■ **Given instruction**
Retype nothing but the lines from the start of the material up to and including the line with "import * as". Pictures don't belong in the copy.

start Collected data

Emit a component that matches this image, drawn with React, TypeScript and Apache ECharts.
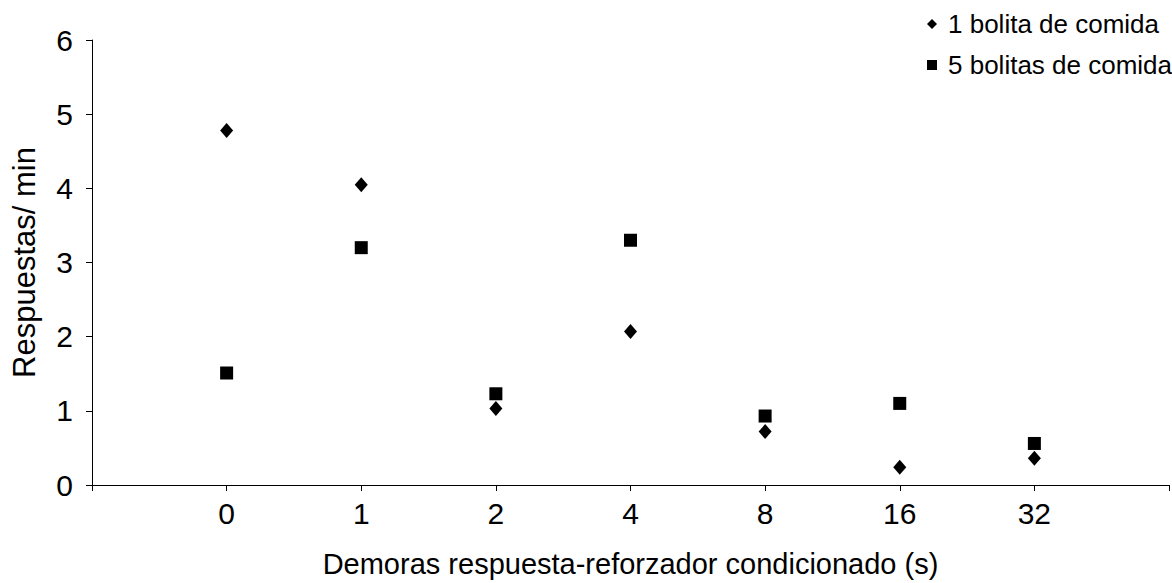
import React, { useEffect, useRef } from "react";
import * as echarts from "echarts";

const categories = ["0", "1", "2", "4", "8", "16", "32"];
const oneBolita = [4.78, 4.05, 1.03, 2.07, 0.72, 0.24, 0.36];
const fiveBolitas = [1.51, 3.2, 1.23, 3.3, 0.93, 1.1, 0.56];
const yTicks = [0, 1, 2, 3, 4, 5, 6];

export default function App() {
  const ref = useRef<HTMLDivElement>(null);
  useEffect(() => {
    const chart = echarts.init(ref.current!, null, { renderer: "svg" });
    const font = "'Liberation Sans', Arial, sans-serif";
    chart.setOption({
      animation: false,
      backgroundColor: "#ffffff",
      textStyle: { fontFamily: font },
      grid: { left: 92, right: 1, top: 40, bottom: 98, containLabel: false },
      legend: {
        orient: "vertical",
        left: 922,
        top: 4,
        itemGap: 11,
        itemWidth: 10,
        itemHeight: 10,
        textStyle: {
          fontFamily: font,
          fontSize: 26,
          lineHeight: 30,
          color: "#000",
          padding: [0, 0, 0, 6],
        },
        data: [
          { name: "1 bolita de comida", icon: "diamond" },
          { name: "5 bolitas de comida", icon: "rect" },
        ],
      },
      xAxis: {
        type: "value",
        min: 0,
        max: categories.length + 1,
        interval: 1,
        name: "Demoras respuesta-reforzador condicionado (s)",
        nameLocation: "middle",
        nameGap: 64,
        nameTextStyle: { fontFamily: font, fontSize: 29, color: "#000" },
        axisLine: { lineStyle: { color: "#000", width: 1 } },
        axisTick: { show: true, length: 6, lineStyle: { color: "#000" } },
        axisLabel: {
          fontFamily: font,
          fontSize: 30,
          color: "#000",
          margin: 13,
          formatter: (v: number) =>
            v >= 1 && v <= categories.length ? categories[v - 1] : "",
        },
        splitLine: { show: false },
      },
      yAxis: {
        type: "value",
        min: yTicks[0],
        max: yTicks[yTicks.length - 1],
        interval: 1,
        name: "Respuestas/ min",
        nameLocation: "middle",
        nameGap: 52,
        nameTextStyle: { fontFamily: font, fontSize: 31, color: "#000" },
        axisLine: { show: true, lineStyle: { color: "#000", width: 1 } },
        axisTick: { show: true, length: 6, lineStyle: { color: "#000" } },
        axisLabel: { fontFamily: font, fontSize: 30, color: "#000", margin: 19 },
        splitLine: { show: false },
      },
      series: [
        {
          name: "1 bolita de comida",
          type: "scatter",
          symbol: "diamond",
          symbolSize: [13, 15],
          itemStyle: { color: "#000", opacity: 1 },
          data: oneBolita.map((v, i) => [i + 1, v]),
        },
        {
          name: "5 bolitas de comida",
          type: "scatter",
          symbol: "rect",
          symbolSize: 13,
          itemStyle: { color: "#000", opacity: 1 },
          data: fiveBolitas.map((v, i) => [i + 1, v]),
        },
      ],
    });
    return () => chart.dispose();
  }, []);
  return <div ref={ref} style={{ width: 1172, height: 583, position: "absolute", left: 0, top: 0 }} />;
}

end Collected data

■ **Solved problem**
Emit a component that matches this image, drawn with React, TypeScript and Apache ECharts.
import React, { useEffect, useRef } from "react";
import * as echarts from "echarts";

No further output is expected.